When looking to identify solutions to “problems that matter”, important characteristics that Chrysalix looks for are ability to increase capacity rapidly (incl. improved throughput / yield), has top quartile cost advantage and can do it in an environmentally responsible way. Through iteration and experience we have found the following profiles to be potentially be successful across many traditional heavy industrial verticals by enabling more rapid adoption enabling near term value inflection. Which are not typically characteristics in these industries.

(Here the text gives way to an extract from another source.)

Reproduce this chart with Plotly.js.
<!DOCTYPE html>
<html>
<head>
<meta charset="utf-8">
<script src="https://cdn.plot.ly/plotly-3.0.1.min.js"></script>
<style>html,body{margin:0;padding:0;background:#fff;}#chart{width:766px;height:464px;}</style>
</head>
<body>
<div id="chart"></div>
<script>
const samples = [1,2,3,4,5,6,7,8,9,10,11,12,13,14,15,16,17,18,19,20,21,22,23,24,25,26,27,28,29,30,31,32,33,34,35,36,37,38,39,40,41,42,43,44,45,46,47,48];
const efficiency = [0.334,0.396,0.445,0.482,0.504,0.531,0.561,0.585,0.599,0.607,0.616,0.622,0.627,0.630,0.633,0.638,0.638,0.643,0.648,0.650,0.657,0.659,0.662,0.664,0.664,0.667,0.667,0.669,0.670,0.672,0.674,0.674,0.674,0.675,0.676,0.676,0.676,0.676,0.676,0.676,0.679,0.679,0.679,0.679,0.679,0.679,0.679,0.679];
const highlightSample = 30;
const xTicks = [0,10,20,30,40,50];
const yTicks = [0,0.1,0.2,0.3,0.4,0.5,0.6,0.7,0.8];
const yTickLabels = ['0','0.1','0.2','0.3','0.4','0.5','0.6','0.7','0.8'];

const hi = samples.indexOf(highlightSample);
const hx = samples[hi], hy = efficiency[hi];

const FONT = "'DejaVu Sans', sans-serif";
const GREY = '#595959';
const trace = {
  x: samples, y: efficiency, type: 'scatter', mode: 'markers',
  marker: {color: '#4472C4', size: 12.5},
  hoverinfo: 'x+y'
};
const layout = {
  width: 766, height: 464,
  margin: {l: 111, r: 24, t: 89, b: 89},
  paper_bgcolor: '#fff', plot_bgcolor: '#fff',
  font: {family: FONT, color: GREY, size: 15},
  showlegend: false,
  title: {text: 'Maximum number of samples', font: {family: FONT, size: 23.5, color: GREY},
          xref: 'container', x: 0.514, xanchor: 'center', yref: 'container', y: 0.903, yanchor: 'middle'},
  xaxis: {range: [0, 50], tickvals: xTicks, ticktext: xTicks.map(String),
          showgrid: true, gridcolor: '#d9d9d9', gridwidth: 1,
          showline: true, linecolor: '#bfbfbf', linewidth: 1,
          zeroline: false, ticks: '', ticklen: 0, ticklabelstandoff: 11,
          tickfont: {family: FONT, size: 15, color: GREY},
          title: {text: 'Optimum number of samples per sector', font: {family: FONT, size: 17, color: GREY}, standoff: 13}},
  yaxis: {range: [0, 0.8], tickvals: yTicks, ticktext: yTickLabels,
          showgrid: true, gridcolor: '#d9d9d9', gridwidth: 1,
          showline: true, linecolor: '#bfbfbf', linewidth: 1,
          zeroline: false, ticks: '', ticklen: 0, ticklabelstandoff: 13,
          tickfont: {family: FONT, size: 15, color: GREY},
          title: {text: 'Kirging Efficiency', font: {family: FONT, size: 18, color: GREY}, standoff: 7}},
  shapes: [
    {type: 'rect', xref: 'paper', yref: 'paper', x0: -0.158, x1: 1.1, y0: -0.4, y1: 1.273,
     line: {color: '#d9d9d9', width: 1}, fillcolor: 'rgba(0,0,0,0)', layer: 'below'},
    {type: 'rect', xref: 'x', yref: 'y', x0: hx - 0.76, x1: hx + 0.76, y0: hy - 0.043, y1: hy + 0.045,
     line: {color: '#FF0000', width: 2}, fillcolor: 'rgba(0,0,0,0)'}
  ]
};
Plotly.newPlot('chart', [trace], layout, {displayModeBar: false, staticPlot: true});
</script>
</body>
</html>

Name:	Waste – to – Value Profile	“Fracking” Profile	New Datasets / High Value Decisions
Enabling Characteristic:	Ability to control ones own destiny through processing/upcycling waste feedstock and selling to multiple customers in a global market vs. having to seek first adopters who must install novel proprietary technology in which sales cycles are longer	Smaller, modular technologies that have enabling capability to unlock resources that would have otherwise been uneconomic (or stranded). Similar to how fracking unlocked new reserves in O&G.	New datasets that can drive new, high value, actionable decisions at points in which variability is introduced into an industrial process often can create substantial value for low cost. It is important that both the new decision and value are uniquely attributable to the new dataset by the customer to enable high value capture.
Critical Minerals Portfolio Examples:

Examples:

1. Waste – to – Value Profile: – Our Portfolio company Voro Metals is an example of this profile. Voro Metals has developed a solution to upcycle scrap steel (typically 0.2-0.5%wt Cu) by removing the contaminating tramp copper to <0.06%wt, the threshold necessary to enable upcycling into high grade products such as auto sheet. For a secondary (EAF) producer, this enables upcycling of outputs and a reduction in cost and addition of less dilutive iron units to achieve specification. This company was a company that arose from a Chrysalix incentive challenge with one of our LP’s, Mitsubishi Mining & Metals. 

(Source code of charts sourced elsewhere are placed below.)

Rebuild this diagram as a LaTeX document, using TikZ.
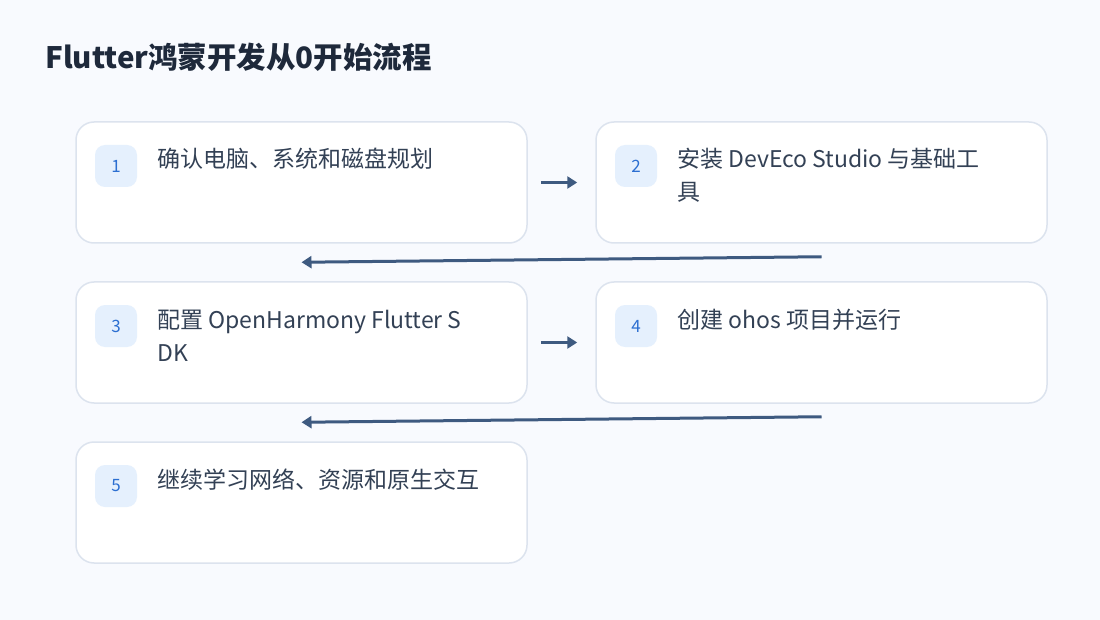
\documentclass[tikz,border=0pt]{standalone}
\usepackage{fontspec}
\setmainfont{Noto Sans CJK SC}
\usetikzlibrary{arrows.meta}
\pgfdeclarelayer{bglayer}
\pgfdeclarelayer{edgelayer}
\pgfdeclarelayer{nodelayer}
\pgfsetlayers{bglayer,edgelayer,nodelayer,main}
\definecolor{pagebg}{HTML}{F8FAFE}
\definecolor{boxline}{HTML}{DCE3EE}
\definecolor{badgefill}{HTML}{E5F0FD}
\definecolor{badgetext}{HTML}{2C6FD1}
\definecolor{bodytext}{HTML}{334155}
\definecolor{titletext}{HTML}{1E293B}
\definecolor{flowline}{HTML}{3E5A80}
\tikzstyle{stepbox}=[draw=boxline, line width=1.5pt, fill=white, rounded corners=18pt, minimum width=451pt, minimum height=121pt]
\tikzstyle{badge}=[fill=badgefill, rounded corners=10pt, minimum size=42pt, inner sep=0pt, text=badgetext, font=\fontsize{17}{17}\selectfont]
\tikzstyle{steptext}=[anchor=base west, align=left, inner sep=0pt, text=bodytext, font=\fontsize{23}{33}\selectfont]
\tikzstyle{flow}=[draw=flowline, line width=3pt, -{Triangle[length=10pt,width=12pt]}]

\begin{document}
\begin{tikzpicture}[x=1pt, y=-1pt]
	\begin{pgfonlayer}{bglayer}
		\fill [pagebg] (0, 0) rectangle (1100, 620);
	\end{pgfonlayer}
	\begin{pgfonlayer}{nodelayer}
		\node [anchor=west, inner sep=0pt, text=titletext, font=\fontsize{29.5}{29.5}\selectfont\bfseries] (title) at (45, 57) {Flutter鸿蒙开发从0开始流程};
		\node [style=stepbox] (1) at (301.5, 182.5) {};
		\node [style=stepbox] (2) at (821.5, 182.5) {};
		\node [style=stepbox] (3) at (301.5, 342.5) {};
		\node [style=stepbox] (4) at (821.5, 342.5) {};
		\node [style=stepbox] (5) at (301.5, 502.5) {};
		\node [style=badge] (n1) at (116, 166) {1};
		\node [style=badge] (n2) at (636, 166) {2};
		\node [style=badge] (n3) at (116, 326) {3};
		\node [style=badge] (n4) at (636, 326) {4};
		\node [style=badge] (n5) at (116, 486) {5};
		% two-line labels sit on the baseline of their last line
		\node [style=steptext] (t1) at (157, 168) {确认电脑、系统和磁盘规划};
		\node [style=steptext] (t2) at (677, 201) {安装 DevEco Studio 与基础工\\具};
		\node [style=steptext] (t3) at (157, 361) {配置 OpenHarmony Flutter S\\DK};
		\node [style=steptext] (t4) at (677, 328) {创建 ohos 项目并运行};
		\node [style=steptext] (t5) at (157, 488) {继续学习网络、资源和原生交互};
	\end{pgfonlayer}
	\begin{pgfonlayer}{edgelayer}
		\draw [style=flow] ([xshift=13pt]1.east) to ([xshift=-18pt]2.west);
		\draw [style=flow] ([yshift=-13pt]2.south) to ([yshift=19pt]3.north);
		\draw [style=flow] ([xshift=13pt]3.east) to ([xshift=-18pt]4.west);
		\draw [style=flow] ([yshift=-13pt]4.south) to ([yshift=19pt]5.north);
	\end{pgfonlayer}
\end{tikzpicture}
\end{document}
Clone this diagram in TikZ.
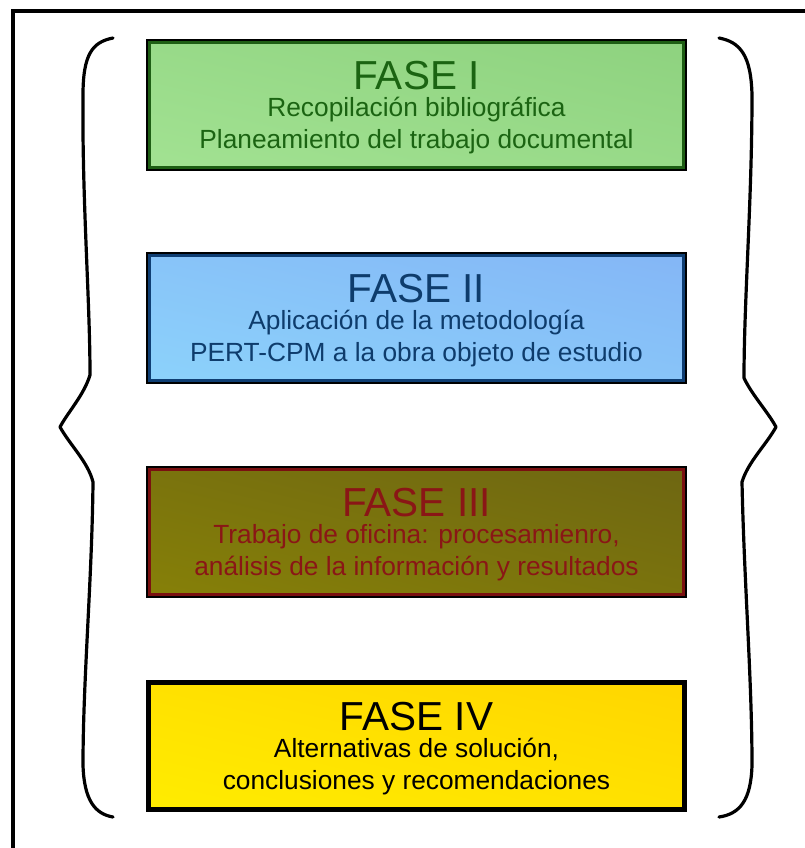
\documentclass[tikz,border=0pt]{standalone}
\usepackage{fontspec}
\setmainfont{Liberation Sans}
\usetikzlibrary{shadings}
\definecolor{gA}{HTML}{8ED27F}
\definecolor{gB}{HTML}{A2E292}
\definecolor{gBorder}{HTML}{1E5E14}
\definecolor{gText}{HTML}{1B6412}
\definecolor{bA}{HTML}{84B6F6}
\definecolor{bB}{HTML}{8CD2FB}
\definecolor{bBorder}{HTML}{0F3E73}
\definecolor{bText}{HTML}{0E3C6C}
\definecolor{oA}{HTML}{6E6612}
\definecolor{oB}{HTML}{868008}
\definecolor{oBorder}{HTML}{7A1010}
\definecolor{oText}{HTML}{8A1616}
\definecolor{yA}{HTML}{FFD600}
\definecolor{yB}{HTML}{FFEC00}
\tikzset{
  phasebox/.style={rectangle, minimum width=535pt, minimum height=126pt, inner sep=0pt},
  titletext/.style={anchor=base, font=\fontsize{40.5}{44}\selectfont},
  subtext/.style={anchor=base, font=\fontsize{26.3}{30}\selectfont},
  bracestyle/.style={line width=3.2pt, line cap=round, line join=round},
  framestyle/.style={line width=4pt}
}
\newcommand{\phase}[9]{%
  \node[phasebox] (#1) at (416.5,#2+63) {};
  \draw[black, line width=5pt] (#1.north west) rectangle (#1.south east);
  \shade[upper right=#3, lower left=#4, upper left=#3!50!#4, lower right=#3!50!#4]
     (#1.north west) rectangle (#1.south east);
  \draw[#5, line width=3pt] ([shift={(1pt,-1pt)}]#1.north west) rectangle ([shift={(-1pt,1pt)}]#1.south east);
  \node[titletext, text=#6] (#1t) at ([yshift=-48pt]#1.north) {#7};
  \node[subtext, text=#6] (#1a) at ([yshift=-75pt]#1.north) {#8};
  \node[subtext, text=#6] (#1b) at ([yshift=-106.5pt]#1.north) {#9};
}
\begin{document}
\begin{tikzpicture}[x=1pt,y=-1pt]
\useasboundingbox (0,0) rectangle (804,848);
\fill[white] (0,0) rectangle (804,848);
\draw[framestyle] (13,850) -- (13,11) -- (806,11);
\phase{f1}{42}{gA}{gB}{gBorder}{gText}{FASE I}{Recopilación bibliográfica}{Planeamiento del trabajo documental}
\phase{f2}{255}{bA}{bB}{bBorder}{bText}{FASE II}{Aplicación de la metodología}{PERT-CPM a la obra objeto de estudio}
\phase{f3}{469}{oA}{oB}{oBorder}{oText}{FASE III}{Trabajo de oficina: procesamienro,}{análisis de la información y resultados}
\phase{f4}{683}{yA}{yB}{black}{black}{FASE IV}{Alternativas de solución,}{conclusiones y recomendaciones}
% left brace
\draw[bracestyle] (113,38) .. controls (92,42) and (83,55) .. (83,95)
  .. controls (82,200) and (90,300) .. (90,375)
  .. controls (84,395) and (68,412) .. (60,427)
  .. controls (70,445) and (88,462) .. (93,482)
  .. controls (92,580) and (83,680) .. (83,765)
  .. controls (84,800) and (95,814) .. (113,817);
% right brace
\draw[bracestyle] (719,38) .. controls (740,42) and (751,55) .. (752,95)
  .. controls (752,200) and (744,300) .. (744,378)
  .. controls (752,395) and (768,412) .. (776,427)
  .. controls (766,445) and (748,462) .. (742,482)
  .. controls (744,580) and (752,680) .. (752,765)
  .. controls (751,800) and (740,814) .. (719,817);
\end{tikzpicture}
\end{document}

2. “Fracking” Profile: – Our portfolio company Novamera is an example of this profile and has the potential to unlock high-grade, but steeply dipping veins that would otherwise be uneconomic to extract. Novamera has developed a breakthrough precision extraction method known as surgical mining. The approach combines proprietary hardware and software with conventional drilling equipment to precisely map, navigate, and extract high-value minerals from narrow, steeply dipping or otherwise difficult-to-mine deposits that are uneconomic using traditional methods. This enables faster path-to-production, smaller footprints, and potential reductions in permitting timelines

New High Value Decision making – Our Portfolio company Geopyora. Geopyora is a mining technology start-up focused on transforming how resource variability and rock breakage characteristics are measured and understood to improve exploration, geometallurgy and processing outcomes. Its core technology enables rapidly testing large numbers of small rock samples, generating high-resolution data on comminution and extraction behavior that when connected to its artificial intelligence platform can drive improved throughput and yield at mines.

Conclusion

In conclusion, the critical minerals challenge is not a distant, theoretical problem, it is a near-term constraint on the energy transition, industrial competitiveness, and geopolitical resilience. While structural bottlenecks in discovery, permitting, capital intensity, and environmental impact are real, they are not insurmountable and is dependent on new enabling, breakthrough technologies. Progress will come from focusing on pragmatic, scalable solutions that unlock supply faster, cleaner, and more efficiently than traditional approaches. By pairing deep industry insight with technologies that deliver clear value, the mining ecosystem has a credible path to closing the supply–demand gap and building more resilient critical mineral supply chains for the decade ahead.